-------- Records to process --------

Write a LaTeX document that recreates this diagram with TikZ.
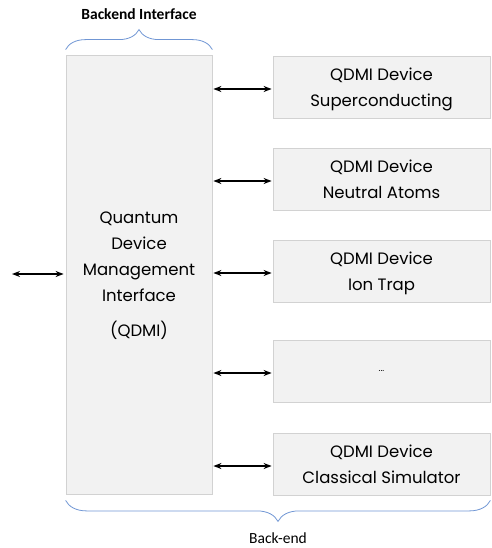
\documentclass[tikz,border=0pt]{standalone}
\usepackage{fontspec}
\setmainfont{Poppins}
\newfontfamily\calib{Carlito}
\usetikzlibrary{arrows.meta,decorations.pathreplacing}
\definecolor{boxfill}{RGB}{242,242,242}
\definecolor{boxline}{RGB}{210,210,210}
\definecolor{bracecol}{RGB}{112,150,212}
\begin{document}
\begin{tikzpicture}[x=1pt,y=-1pt,
        txt/.style={font=\fontsize{16.5}{26}\selectfont},
        blk/.style={txt,draw=boxline,fill=boxfill,line width=0.8pt,align=center,inner sep=0pt,text depth=0pt},
        dev/.style={blk,minimum width=217pt,minimum height=62pt},
        biarrow/.style={{Stealth[length=8pt,width=6pt]}-{Stealth[length=8pt,width=6pt]},line width=1.8pt},
        brc/.style={draw=bracecol,line width=0.8pt,decorate}]
    \useasboundingbox (0,0) rectangle (491,548);
    \node[blk,minimum width=146pt,minimum height=439pt] (qdmi) at (139,274.5) {Quantum\\Device\\Management\\Interface\\[9pt](QDMI)};
    \foreach \n/\y/\lbl in {1/87/{QDMI Device\\Superconducting},2/179/{QDMI Device\\Neutral Atoms},3/271/{QDMI Device\\Ion Trap},4/371/{\fontsize{9}{10}\selectfont ...},5/464/{QDMI Device\\Classical Simulator}}
        \node[dev] (dev\n) at (381.5,\y) {\lbl};
    \foreach \n in {1,...,5}
        \draw[biarrow,shorten <=1pt,shorten >=1pt] ([yshift=-2pt]qdmi.east |- dev\n) -- ([yshift=-2pt]dev\n.west);
    \coordinate (ext) at (12,274);
    \draw[biarrow,shorten >=2pt] (ext) -- (qdmi.west |- ext);

    \draw[brc,decoration={brace,amplitude=20pt}] ([yshift=5pt]qdmi.north west) -- ([yshift=5pt]qdmi.north east);
    \node[font=\calib\bfseries\fontsize{15.5}{17}\selectfont] (bkif) at (139,14) {Backend Interface};
    \draw[brc,decoration={brace,amplitude=21pt}] ([yshift=-5pt]dev5.south east) -- ([yshift=-5pt]qdmi.west |- dev5.south);
    \node[font=\calib\fontsize{15.5}{17}\selectfont] (bkend) at (278,538) {Back-end};
\end{tikzpicture}
\end{document}
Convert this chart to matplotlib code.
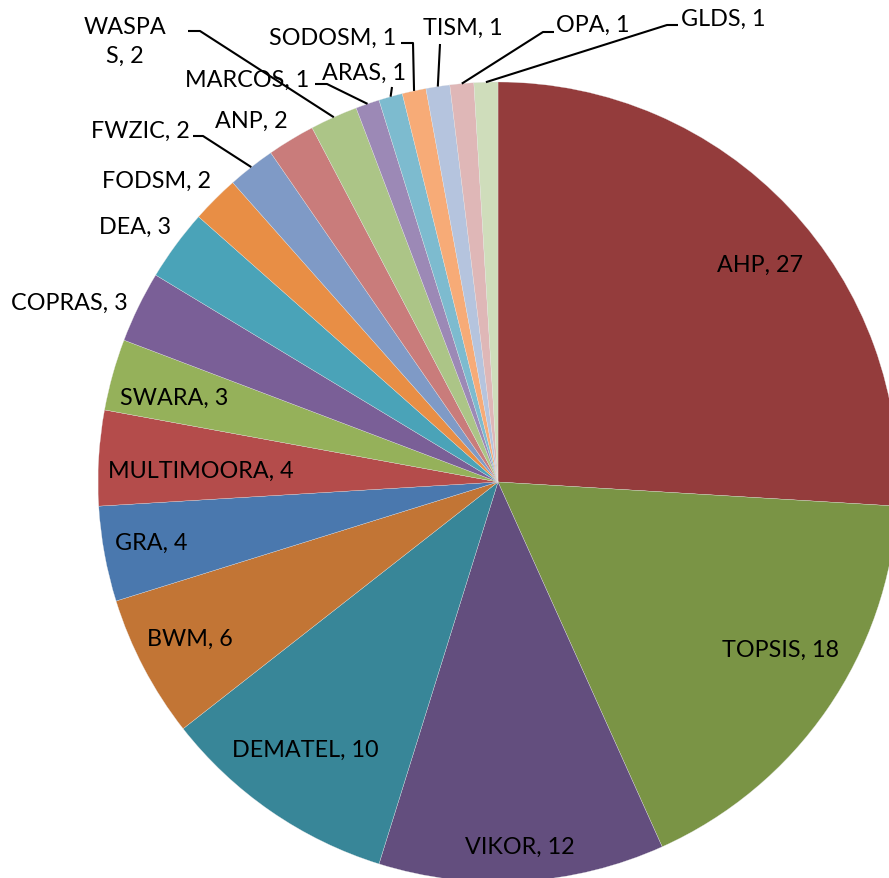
import numpy as np
import matplotlib
matplotlib.use("Agg")
import matplotlib.pyplot as plt

# ---- data ----
methods = ["AHP", "TOPSIS", "VIKOR", "DEMATEL", "BWM", "GRA", "MULTIMOORA",
           "SWARA", "COPRAS", "DEA", "FODSM", "FWZIC", "ANP", "WASPAS",
           "MARCOS", "ARAS", "SODOSM", "TISM", "OPA", "GLDS"]
counts = [27, 18, 12, 10, 6, 4, 4, 3, 3, 3, 2, 2, 2, 2, 1, 1, 1, 1, 1, 1]
colors = ["#943C3C", "#7A9445", "#634E7E", "#388698", "#C27535", "#4A78AE",
          "#B44C4B", "#95B15A", "#7A5F97", "#4AA3B8", "#E88E45", "#7F9AC6",
          "#C97C7B", "#ACC587", "#9C89B6", "#7DBBCF", "#F7AB77", "#B5C4DE",
          "#DFB7B7", "#CFDDBB"]

# ---- layout (pixel space, y measured from top) ----
W, H = 889, 879
CX, CY, R = 498, 483, 400

label_text = {m: f"{m}, {c}" for m, c in zip(methods, counts)}
label_text["WASPAS"] = "WASPA\nS, 2"
label_pos = {
    "AHP": (760, 265), "TOPSIS": (780, 650), "VIKOR": (520, 847),
    "DEMATEL": (305, 750), "BWM": (190, 639), "GRA": (151, 543),
    "MULTIMOORA": (201, 471), "SWARA": (174, 398), "COPRAS": (69, 303),
    "DEA": (135, 227), "FODSM": (156, 181), "FWZIC": (140, 131),
    "ANP": (251, 121), "WASPAS": (125, 42), "MARCOS": (247, 80),
    "ARAS": (364, 73), "SODOSM": (333, 38), "TISM": (463, 28),
    "OPA": (593, 25), "GLDS": (723, 19),
}
leaders = {
    "FWZIC": [(193, 137), (203, 137)],
    "WASPAS": [(188, 32), (200, 32)],
    "MARCOS": [(315, 85), (327, 85)],
    "ARAS": [(392, 88)],
    "SODOSM": [(401, 44), (413, 44)],
    "TISM": [(440, 45)],
    "OPA": [(554, 33), (543, 33)],
    "GLDS": [(678, 26), (667, 26)],
}

plt.rcParams['font.family'] = ['Lato', 'DejaVu Sans']
fig = plt.figure(figsize=(W / 100, H / 100), dpi=100)
ax = fig.add_axes([0, 0, 1, 1])

wedges, _ = ax.pie(counts, colors=colors, startangle=90, counterclock=False,
                   center=(CX, H - CY), radius=R,
                   wedgeprops=dict(edgecolor="#E8E8E8", linewidth=0.2))
ax.set_xlim(0, W)
ax.set_ylim(0, H)
ax.set_aspect("equal")
ax.axis("off")

for w, m in zip(wedges, methods):
    x, y = label_pos[m]
    ax.text(x, H - y, label_text[m], ha="center", va="center",
            fontsize=16.8, color="black", linespacing=1.5)
    if m in leaders:
        mid = np.deg2rad((w.theta1 + w.theta2) / 2)
        ex = CX + R * np.cos(mid)
        ey = (H - CY) + R * np.sin(mid)
        pts = [(px, H - py) for px, py in leaders[m]] + [(ex, ey)]
        xs, ys = zip(*pts)
        ax.plot(xs, ys, color="black", lw=1.5, solid_capstyle="butt")

fig.savefig("out.png", dpi=100)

--------

### Task instructions
Restate, line by line and word for word, everything from the top of the material through the line that contains "(qdmi.west |- ext);". Leave pictures out.

### Answer to this task
Write a LaTeX document that recreates this diagram with TikZ.
\documentclass[tikz,border=0pt]{standalone}
\usepackage{fontspec}
\setmainfont{Poppins}
\newfontfamily\calib{Carlito}
\usetikzlibrary{arrows.meta,decorations.pathreplacing}
\definecolor{boxfill}{RGB}{242,242,242}
\definecolor{boxline}{RGB}{210,210,210}
\definecolor{bracecol}{RGB}{112,150,212}
\begin{document}
\begin{tikzpicture}[x=1pt,y=-1pt,
        txt/.style={font=\fontsize{16.5}{26}\selectfont},
        blk/.style={txt,draw=boxline,fill=boxfill,line width=0.8pt,align=center,inner sep=0pt,text depth=0pt},
        dev/.style={blk,minimum width=217pt,minimum height=62pt},
        biarrow/.style={{Stealth[length=8pt,width=6pt]}-{Stealth[length=8pt,width=6pt]},line width=1.8pt},
        brc/.style={draw=bracecol,line width=0.8pt,decorate}]
    \useasboundingbox (0,0) rectangle (491,548);
    \node[blk,minimum width=146pt,minimum height=439pt] (qdmi) at (139,274.5) {Quantum\\Device\\Management\\Interface\\[9pt](QDMI)};
    \foreach \n/\y/\lbl in {1/87/{QDMI Device\\Superconducting},2/179/{QDMI Device\\Neutral Atoms},3/271/{QDMI Device\\Ion Trap},4/371/{\fontsize{9}{10}\selectfont ...},5/464/{QDMI Device\\Classical Simulator}}
        \node[dev] (dev\n) at (381.5,\y) {\lbl};
    \foreach \n in {1,...,5}
        \draw[biarrow,shorten <=1pt,shorten >=1pt] ([yshift=-2pt]qdmi.east |- dev\n) -- ([yshift=-2pt]dev\n.west);
    \coordinate (ext) at (12,274);
    \draw[biarrow,shorten >=2pt] (ext) -- (qdmi.west |- ext);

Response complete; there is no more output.